Solidago plumosa is a rare species of goldenrod known by the common names Yadkin River goldenrod, plumed goldenrod, and plumose goldenrod. It is endemic to North Carolina in the United States, where it grows only on the banks of the Yadkin River. There is only one known population. It is a candidate for federal protection.

This plant is a perennial herb with an erect, ridged, mostly hairless, purple-colored stem up to a meter tall, sometimes growing in tufts. The alternately-arranged leaves are spatula-shaped to linear in shape and measure up to 30 centimeters long. They are smooth-edged or toothed. The inflorescence is a panicle of many flower heads with yellow petals each about half a centimeter long.

This rare plant is known only from a 2.5-mile stretch of the Yadkin River in North Carolina. It grows along the banks in cracks in the mafic bedrock.
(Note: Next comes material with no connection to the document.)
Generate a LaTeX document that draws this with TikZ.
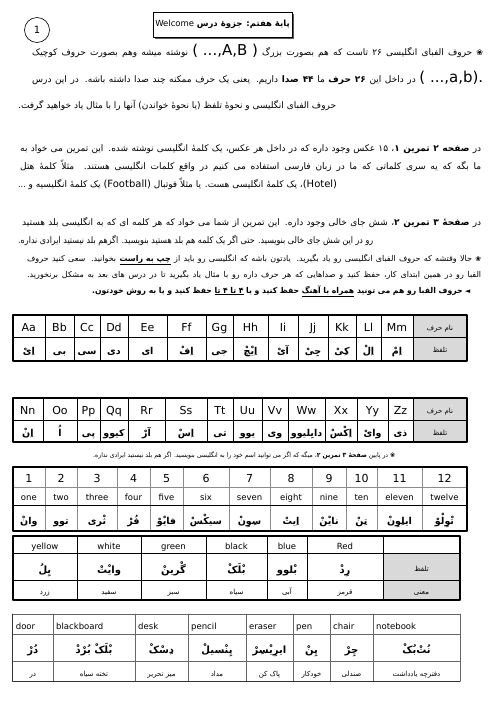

It can also anchor in concrete at the bases of local dams. It is sometimes subjected to scouring by floodwaters. It may grow alongside other plants, including Virginia pine (Pinus virginiana), winged elm (Ulmus alata), sweet-gum (Liquidambar styraciflua), sparkleberry (Vaccinium arboreum), false indigo (Amorpha fruticosa), little bluestem (Schizachyrium scoparium), orangegrass (Hypericum gentianoides), and white false indigo (Baptisia alba).

The plant grows next to two dams, the Narrows Dam and the Falls Dam. It is likely that these structures alter the normal flow regime of the river enough to constitute a threat to the species. The plant may depend on periodic flooding to scour competing vegetation out of its habitat. The dams prevent or reduce the frequency of these flooding events. Introduced species of plants may threaten the species, particularly mimosa (Albizia julibrissin), which easily takes hold in the local riverbank habitat.

Other threats to the plant include trampling by boaters and fishermen, who commonly use the immediate habitat for river access. Pollution may also occur.